— START Given information —

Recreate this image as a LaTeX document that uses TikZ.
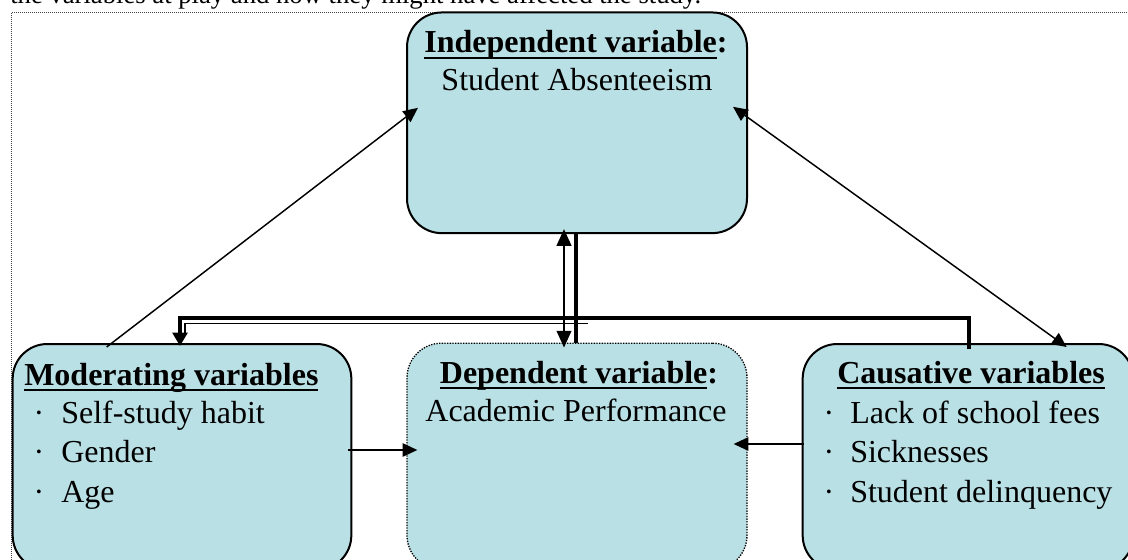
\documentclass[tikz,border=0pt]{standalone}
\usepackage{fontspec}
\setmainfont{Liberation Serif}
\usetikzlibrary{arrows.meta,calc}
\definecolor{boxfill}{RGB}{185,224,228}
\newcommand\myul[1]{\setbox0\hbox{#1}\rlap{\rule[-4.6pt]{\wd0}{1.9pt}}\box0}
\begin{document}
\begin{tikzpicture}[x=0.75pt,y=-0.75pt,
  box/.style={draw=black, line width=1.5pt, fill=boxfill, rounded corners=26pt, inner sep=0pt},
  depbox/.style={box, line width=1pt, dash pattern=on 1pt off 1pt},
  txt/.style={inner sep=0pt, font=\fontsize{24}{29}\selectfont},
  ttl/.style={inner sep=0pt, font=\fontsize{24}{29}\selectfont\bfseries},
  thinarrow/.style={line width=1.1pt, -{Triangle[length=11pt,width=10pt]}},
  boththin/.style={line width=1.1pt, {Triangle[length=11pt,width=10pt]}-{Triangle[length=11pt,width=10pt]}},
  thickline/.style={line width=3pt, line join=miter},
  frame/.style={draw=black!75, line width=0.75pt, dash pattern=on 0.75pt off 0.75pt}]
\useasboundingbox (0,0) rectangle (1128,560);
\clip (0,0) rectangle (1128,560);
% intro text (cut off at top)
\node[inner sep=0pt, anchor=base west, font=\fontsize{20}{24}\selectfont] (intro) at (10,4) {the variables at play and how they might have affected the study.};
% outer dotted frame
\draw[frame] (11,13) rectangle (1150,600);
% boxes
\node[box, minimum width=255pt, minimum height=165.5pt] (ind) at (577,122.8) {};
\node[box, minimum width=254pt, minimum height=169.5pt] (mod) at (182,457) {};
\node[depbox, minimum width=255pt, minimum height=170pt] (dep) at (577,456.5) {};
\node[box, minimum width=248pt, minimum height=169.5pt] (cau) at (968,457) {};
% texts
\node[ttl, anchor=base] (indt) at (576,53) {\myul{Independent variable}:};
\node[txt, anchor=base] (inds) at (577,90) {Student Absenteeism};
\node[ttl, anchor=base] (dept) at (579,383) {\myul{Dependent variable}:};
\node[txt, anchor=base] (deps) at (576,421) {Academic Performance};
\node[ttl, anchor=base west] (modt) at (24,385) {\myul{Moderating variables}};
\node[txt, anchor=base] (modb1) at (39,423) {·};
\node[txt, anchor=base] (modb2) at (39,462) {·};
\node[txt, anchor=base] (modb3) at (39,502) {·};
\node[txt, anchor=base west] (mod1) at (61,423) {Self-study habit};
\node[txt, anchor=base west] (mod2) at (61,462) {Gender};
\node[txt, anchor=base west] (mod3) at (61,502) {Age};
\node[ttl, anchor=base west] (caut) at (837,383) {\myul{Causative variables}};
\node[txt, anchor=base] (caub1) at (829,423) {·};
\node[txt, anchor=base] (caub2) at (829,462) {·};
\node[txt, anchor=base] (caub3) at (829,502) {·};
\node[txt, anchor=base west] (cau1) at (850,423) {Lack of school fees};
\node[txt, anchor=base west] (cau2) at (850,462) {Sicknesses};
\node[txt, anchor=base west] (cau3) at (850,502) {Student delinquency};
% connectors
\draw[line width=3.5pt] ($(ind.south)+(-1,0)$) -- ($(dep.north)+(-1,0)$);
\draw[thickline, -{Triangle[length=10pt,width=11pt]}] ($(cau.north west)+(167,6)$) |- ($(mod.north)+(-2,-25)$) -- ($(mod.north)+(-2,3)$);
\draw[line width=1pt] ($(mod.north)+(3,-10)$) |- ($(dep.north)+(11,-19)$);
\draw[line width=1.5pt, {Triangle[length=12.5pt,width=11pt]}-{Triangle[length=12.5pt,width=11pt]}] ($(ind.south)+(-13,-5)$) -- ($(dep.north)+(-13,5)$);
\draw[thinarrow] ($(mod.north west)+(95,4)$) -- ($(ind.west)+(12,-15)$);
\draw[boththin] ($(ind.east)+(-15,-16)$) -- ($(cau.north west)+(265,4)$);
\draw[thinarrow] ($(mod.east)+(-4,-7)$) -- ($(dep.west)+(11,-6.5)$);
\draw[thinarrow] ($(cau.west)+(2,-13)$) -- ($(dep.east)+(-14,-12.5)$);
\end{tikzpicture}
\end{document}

— END Given information —

_What you will do_
Repeat the listing in full and exactly. Leave any pictures out.

_Output for this task_
Recreate this image as a LaTeX document that uses TikZ.
\documentclass[tikz,border=0pt]{standalone}
\usepackage{fontspec}
\setmainfont{Liberation Serif}
\usetikzlibrary{arrows.meta,calc}
\definecolor{boxfill}{RGB}{185,224,228}
\newcommand\myul[1]{\setbox0\hbox{#1}\rlap{\rule[-4.6pt]{\wd0}{1.9pt}}\box0}
\begin{document}
\begin{tikzpicture}[x=0.75pt,y=-0.75pt,
  box/.style={draw=black, line width=1.5pt, fill=boxfill, rounded corners=26pt, inner sep=0pt},
  depbox/.style={box, line width=1pt, dash pattern=on 1pt off 1pt},
  txt/.style={inner sep=0pt, font=\fontsize{24}{29}\selectfont},
  ttl/.style={inner sep=0pt, font=\fontsize{24}{29}\selectfont\bfseries},
  thinarrow/.style={line width=1.1pt, -{Triangle[length=11pt,width=10pt]}},
  boththin/.style={line width=1.1pt, {Triangle[length=11pt,width=10pt]}-{Triangle[length=11pt,width=10pt]}},
  thickline/.style={line width=3pt, line join=miter},
  frame/.style={draw=black!75, line width=0.75pt, dash pattern=on 0.75pt off 0.75pt}]
\useasboundingbox (0,0) rectangle (1128,560);
\clip (0,0) rectangle (1128,560);
% intro text (cut off at top)
\node[inner sep=0pt, anchor=base west, font=\fontsize{20}{24}\selectfont] (intro) at (10,4) {the variables at play and how they might have affected the study.};
% outer dotted frame
\draw[frame] (11,13) rectangle (1150,600);
% boxes
\node[box, minimum width=255pt, minimum height=165.5pt] (ind) at (577,122.8) {};
\node[box, minimum width=254pt, minimum height=169.5pt] (mod) at (182,457) {};
\node[depbox, minimum width=255pt, minimum height=170pt] (dep) at (577,456.5) {};
\node[box, minimum width=248pt, minimum height=169.5pt] (cau) at (968,457) {};
% texts
\node[ttl, anchor=base] (indt) at (576,53) {\myul{Independent variable}:};
\node[txt, anchor=base] (inds) at (577,90) {Student Absenteeism};
\node[ttl, anchor=base] (dept) at (579,383) {\myul{Dependent variable}:};
\node[txt, anchor=base] (deps) at (576,421) {Academic Performance};
\node[ttl, anchor=base west] (modt) at (24,385) {\myul{Moderating variables}};
\node[txt, anchor=base] (modb1) at (39,423) {·};
\node[txt, anchor=base] (modb2) at (39,462) {·};
\node[txt, anchor=base] (modb3) at (39,502) {·};
\node[txt, anchor=base west] (mod1) at (61,423) {Self-study habit};
\node[txt, anchor=base west] (mod2) at (61,462) {Gender};
\node[txt, anchor=base west] (mod3) at (61,502) {Age};
\node[ttl, anchor=base west] (caut) at (837,383) {\myul{Causative variables}};
\node[txt, anchor=base] (caub1) at (829,423) {·};
\node[txt, anchor=base] (caub2) at (829,462) {·};
\node[txt, anchor=base] (caub3) at (829,502) {·};
\node[txt, anchor=base west] (cau1) at (850,423) {Lack of school fees};
\node[txt, anchor=base west] (cau2) at (850,462) {Sicknesses};
\node[txt, anchor=base west] (cau3) at (850,502) {Student delinquency};
% connectors
\draw[line width=3.5pt] ($(ind.south)+(-1,0)$) -- ($(dep.north)+(-1,0)$);
\draw[thickline, -{Triangle[length=10pt,width=11pt]}] ($(cau.north west)+(167,6)$) |- ($(mod.north)+(-2,-25)$) -- ($(mod.north)+(-2,3)$);
\draw[line width=1pt] ($(mod.north)+(3,-10)$) |- ($(dep.north)+(11,-19)$);
\draw[line width=1.5pt, {Triangle[length=12.5pt,width=11pt]}-{Triangle[length=12.5pt,width=11pt]}] ($(ind.south)+(-13,-5)$) -- ($(dep.north)+(-13,5)$);
\draw[thinarrow] ($(mod.north west)+(95,4)$) -- ($(ind.west)+(12,-15)$);
\draw[boththin] ($(ind.east)+(-15,-16)$) -- ($(cau.north west)+(265,4)$);
\draw[thinarrow] ($(mod.east)+(-4,-7)$) -- ($(dep.west)+(11,-6.5)$);
\draw[thinarrow] ($(cau.west)+(2,-13)$) -- ($(dep.east)+(-14,-12.5)$);
\end{tikzpicture}
\end{document}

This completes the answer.